The Human Rights Writers Association of Nigeria (HURIWA) has lamented the poor remuneration paid to media practitioners and has, therefore, asked journalists who have attained top flight political positions to lobby for a good work environment for active journalists to be created by effective legislation and enforcement of media practitioners’ friendly laws.
In a statement by the National coordinator Comrade Emmanuel Onwubiko and the National Media Affairs Director Miss Zainab Yusuf, HURIWA stated its resolve to publish a list of mainstream media houses owing their staff except these defaulting media employers have a change of heart and pay living wages to journalists soon.
Citing section 22 of the constitution of the Federal Republic of Nigeria of 1999 (as amended ) which provides that “the press, radio, television and other agencies of the mass media shall at all times be free to uphold the fundamental objectives contained in this chapter and uphold the responsibility and accountability of the Government to the people,” HURIWA lamented the poor work conditions under which media practitioners do their daily duties just as the Rights group said the duo who now advise President Buhari on media must use their high net value to ensure that media owners pay living wages to their staff.
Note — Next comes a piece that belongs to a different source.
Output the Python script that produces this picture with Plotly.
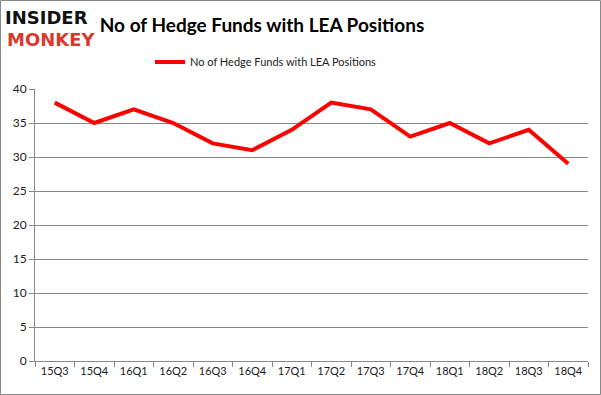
import plotly.graph_objects as go

quarters = ["15Q3", "15Q4", "16Q1", "16Q2", "16Q3", "16Q4", "17Q1", "17Q2",
            "17Q3", "17Q4", "18Q1", "18Q2", "18Q3", "18Q4"]
hedge_funds = [38, 35, 37, 35, 32, 31, 34, 38, 37, 33, 35, 32, 34, 29]
series_name = "No of Hedge Funds with LEA Positions"
y_ticks = [0, 5, 10, 15, 20, 25, 30, 35, 40]

W, H = 601, 395
ML, MR, MT, MB = 35, 13, 89, 34
PW, PH = W - ML - MR, H - MT - MB

def px_x(x):
    return (x - ML) / PW

def px_y(y):
    return (H - MB - y) / PH

fig = go.Figure()
fig.add_trace(go.Scatter(
    x=quarters, y=hedge_funds, mode="lines", name=series_name,
    line=dict(color="#FF0000", width=4),
))

fig.update_layout(
    width=W, height=H,
    margin=dict(l=ML, r=MR, t=MT, b=MB, autoexpand=False),
    paper_bgcolor="white", plot_bgcolor="white",
    font=dict(family="Lato, Liberation Sans, sans-serif", color="#222"),
    showlegend=True,
    legend=dict(orientation="h", x=px_x(266), xanchor="center", y=px_y(62), yanchor="middle",
                font=dict(size=11, color="#222"), itemwidth=30),
    title=dict(text="<b>No of Hedge Funds with LEA Positions</b>",
               xref="container", yref="container",
               x=262 / W, xanchor="center", y=1 - 25 / H, yanchor="middle",
               font=dict(size=19, family="Lato, Liberation Sans, sans-serif", color="#000")),
    xaxis=dict(type="category", range=[-0.5, len(quarters) - 0.5], automargin=False,
               tickson="boundaries", ticks="outside", ticklen=5, tickcolor="#888",
               showline=True, linecolor="#888", linewidth=1, showgrid=False,
               tickfont=dict(size=11, color="#222")),
    yaxis=dict(range=[0, 40], tickvals=y_ticks, showgrid=True, gridcolor="#888",
               gridwidth=1, showline=True, linecolor="#888", linewidth=1, automargin=False,
               ticks="outside", ticklen=5, tickcolor="#888", zeroline=False,
               tickfont=dict(size=12, color="#222")),
)

fig.add_annotation(text="<b>INSIDER</b>", xref="paper", yref="paper",
                   x=px_x(3), y=px_y(17), xanchor="left", yanchor="middle",
                   showarrow=False,
                   font=dict(size=18, family="DejaVu Sans, sans-serif", color="#111"))
fig.add_annotation(text="<b>MONKEY</b>", xref="paper", yref="paper",
                   x=px_x(5), y=px_y(40), xanchor="left", yanchor="middle",
                   showarrow=False,
                   font=dict(size=18, family="DejaVu Sans, sans-serif", color="#D93A2B"))

fig.add_shape(type="rect", xref="paper", yref="paper",
              x0=px_x(0.5), x1=px_x(W - 0.5), y0=px_y(H - 0.5), y1=px_y(0.5),
              line=dict(color="#888", width=1), layer="below")

fig.write_html("out.html", config={"displayModeBar": False},
               post_script="document.body.style.margin='0';document.body.style.overflow='hidden';")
HURIWA challenged all professional groups protecting the interest of journalists to wake up from slumber and improve the economic capacity of media workers who toil day and night to educate, inform and entertain the citizenry on their civic duties and responsibilities.
“Mr. Femi Adesina, Garba Shehu, Mohammed Garba and those former journalists now serving as national law makers must give back to their primary constituency which is the Nigerian media by synergising with relevant governmental and non-governmental agencies to ensure that effective laws are enforced to protect the employment rights of Journalists and introduce functional life insurance policy for media workers.”
HURIWA further asked the duo to ensure that Freedom of Information Act is respected by officials of this government if transparency and accountability are to become pivotal in the current dispensation.
The Right group stated that it is laughable that whilst journalists write and publish stories of state governors who fail to pay the state civil servants their lawful entitlements, these same journalists are also been deprived of their lawful wages. The rights group therefore called for stricter enforcement of employment laws and regulations to make it difficult for media owners to enslave their staff.
It tasked the erstwhile national president of the Nigerian Union of Journalists (NUJ), Comrade Mohammed Garba, who recently bagged a political appointment in Kano State as the information commissioner to bring his vast experiences as a professional and manager of journalists to bear in broadening the scope of media freedoms in the North West State of Kano.
HURIWA said media freedom in that core conservative Northern State has suffered monumental attacks from some reactionary forces bent on foisting their brand of religious ideology to the exclusion of others.